"""
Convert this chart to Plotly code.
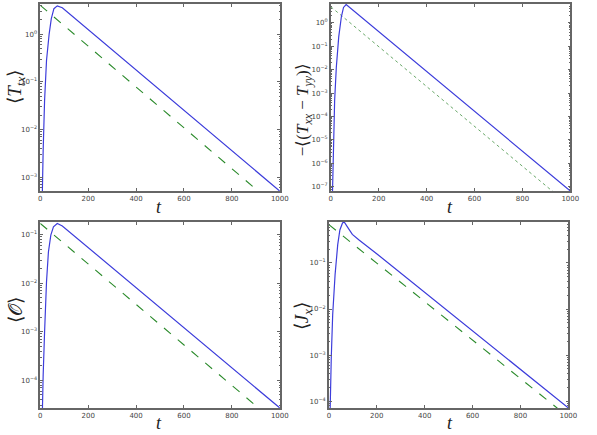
import plotly.graph_objects as go

# ---------------- data ----------------
t_blue_ttx = [6, 8, 12, 18, 26, 37, 46, 57, 71, 92, 1000]
v_blue_ttx = [1e-4, 5.0e-4, 3.6e-3, 4.1e-2, 0.28, 1.0, 2.1, 3.4, 3.9, 3.55, 5.1e-4]
t_green_ttx = [0, 1000]
v_green_ttx = [4.0, 2.1e-4]

t_blue_dt = [4, 7, 11, 16, 23, 33, 44, 53, 64, 1000]
v_blue_dt = [3e-9, 6.6e-8, 3.7e-6, 5.0e-4, 1.3e-2, 0.25, 1.8, 4.5, 6.0, 6.6e-8]
t_green_dt = [0, 1000]
v_green_dt = [4.8, 1.5e-8]

t_blue_o = [5, 8, 12, 18, 26, 34, 44, 55, 71, 92, 1000]
v_blue_o = [3.2e-6, 2.7e-5, 1.26e-4, 1.0e-3, 1.07e-2, 4.4e-2, 9.8e-2, 0.145, 0.17, 0.151, 2.7e-5]
t_green_o = [0, 1000]
v_green_o = [0.17, 1.15e-5]

t_blue_j = [2, 5, 10, 16, 26, 37, 46, 57, 64, 78, 98, 126, 205, 1000]
v_blue_j = [1e-5, 7.1e-5, 8.7e-4, 7.6e-3, 5.6e-2, 0.25, 0.52, 0.74, 0.78, 0.60, 0.417, 0.316, 0.151, 7.1e-5]
t_green_j = [0, 1000]
v_green_j = [0.68, 4.5e-5]

x_ticks = [0, 200, 400, 600, 800, 1000]
yt_ttx = [0, -1, -2, -3]
yt_dt = [0, -1, -2, -3, -4, -5, -6, -7]
yt_o = [-1, -2, -3, -4]
yt_j = [-1, -2, -3, -4]

yr_ttx = [-3.29, 0.63]
yr_dt = [-7.18, 0.80]
yr_o = [-4.57, -0.74]
yr_j = [-4.15, -0.11]

y_titles = [
    "\u27e8<i>T</i><sub><i>tx</i></sub>\u27e9",
    "\u2212\u27e8(<i>T</i><sub><i>xx</i></sub> \u2212 <i>T</i><sub><i>yy</i></sub>)\u27e9",
    "\u27e8\U0001D4AA\u27e9",
    "\u27e8<i>J</i><sub><i>x</i></sub>\u27e9",
]

# ---------------- layout geometry ----------------
W, H = 597, 435
def xd(a, b):
    return [a / W, b / W]
def yd(top, bot):
    return [1 - bot / H, 1 - top / H]

panels = [
    dict(xdom=xd(39, 283), ydom=yd(4, 191), tb=t_blue_ttx, vb=v_blue_ttx, tg=t_green_ttx, vg=v_green_ttx,
         yt=yt_ttx, yr=yr_ttx, gdash="dash", gcol="#2a8a2a", gw=1.1),
    dict(xdom=xd(335, 579), ydom=yd(4, 191), tb=t_blue_dt, vb=v_blue_dt, tg=t_green_dt, vg=v_green_dt,
         yt=yt_dt, yr=yr_dt, gdash="dot", gcol="#6aa86a", gw=1.0),
    dict(xdom=xd(39, 283), ydom=yd(222, 408), tb=t_blue_o, vb=v_blue_o, tg=t_green_o, vg=v_green_o,
         yt=yt_o, yr=yr_o, gdash="dash", gcol="#2a8a2a", gw=1.1),
    dict(xdom=xd(333, 577), ydom=yd(222, 408), tb=t_blue_j, vb=v_blue_j, tg=t_green_j, vg=v_green_j,
         yt=yt_j, yr=yr_j, gdash="dash", gcol="#2a8a2a", gw=1.1),
]

def sup(e):
    s = str(e).replace("-", "\u2212")
    return "10<sup>" + s + "</sup>"

fig = go.Figure()
tickfont = dict(family="DejaVu Sans", size=7, color="#444444")
frame = "#666666"

for i, p in enumerate(panels):
    k = "" if i == 0 else str(i + 1)
    xa, ya = "x" + k, "y" + k
    fig.add_trace(go.Scatter(x=p["tg"], y=p["vg"], mode="lines", xaxis=xa, yaxis=ya,
                             line=dict(color=p["gcol"], width=p["gw"], dash=p["gdash"]),
                             showlegend=False, hoverinfo="skip"))
    fig.add_trace(go.Scatter(x=p["tb"], y=p["vb"], mode="lines", xaxis=xa, yaxis=ya,
                             line=dict(color="#3d3ddb", width=1.2),
                             showlegend=False, hoverinfo="skip"))
    fig.layout["xaxis" + k] = dict(
        domain=p["xdom"], anchor=ya, range=[0, 1000], tickvals=x_ticks,
        ticktext=[str(v) for v in x_ticks], ticks="inside", ticklen=3, tickcolor=frame,
        showline=True, linecolor=frame, linewidth=1.5, mirror="allticks",
        showgrid=False, zeroline=False, tickfont=tickfont,
    )
    fig.layout["yaxis" + k] = dict(
        domain=p["ydom"], anchor=xa, type="log", range=p["yr"],
        tickvals=[10 ** e for e in p["yt"]], ticktext=[sup(e) for e in p["yt"]],
        ticks="inside", ticklen=3, tickcolor=frame,
        minor=dict(ticks="inside", ticklen=1.5, tickcolor=frame, dtick="D1", showgrid=False),
        showline=True, linecolor=frame, linewidth=1.5, mirror="allticks",
        showgrid=False, zeroline=False, tickfont=tickfont,
    )

title_font = dict(family="Liberation Serif", size=19, color="#222222")
title_font_small = dict(family="Liberation Serif", size=17, color="#222222")
ann = [
    dict(x=14, y=87, text=y_titles[0], f=title_font),
    dict(x=308, y=110, text=y_titles[1], f=title_font_small),
    dict(x=13, y=310, text=y_titles[2], f=title_font),
    dict(x=307, y=316, text=y_titles[3], f=title_font),
]
for a in ann:
    fig.add_annotation(x=a["x"] / W, y=1 - a["y"] / H, xref="paper", yref="paper",
                       text=a["text"], textangle=-90, showarrow=False, font=a["f"],
                       xanchor="center", yanchor="middle")
t_font = dict(family="Liberation Serif", size=18, color="#222222")
for (cx, cy) in [(160, 207), (456, 207), (160, 423), (456, 423)]:
    fig.add_annotation(x=cx / W, y=1 - cy / H, xref="paper", yref="paper",
                       text="<i>t</i>", showarrow=False, font=t_font,
                       xanchor="center", yanchor="middle")

fig.update_layout(width=W, height=H, margin=dict(l=0, r=0, t=0, b=0),
                  paper_bgcolor="white", plot_bgcolor="white", showlegend=False)

fig.write_html("out.html")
"""
Give again exactly the lines running from the beginning of the material above through the line that contains "v_green_ttx = [4.0, 2.1e-4]", and leave out every picture.

• _Response to the exercise_:
Convert this chart to Plotly code.
import plotly.graph_objects as go

# ---------------- data ----------------
t_blue_ttx = [6, 8, 12, 18, 26, 37, 46, 57, 71, 92, 1000]
v_blue_ttx = [1e-4, 5.0e-4, 3.6e-3, 4.1e-2, 0.28, 1.0, 2.1, 3.4, 3.9, 3.55, 5.1e-4]
t_green_ttx = [0, 1000]
v_green_ttx = [4.0, 2.1e-4]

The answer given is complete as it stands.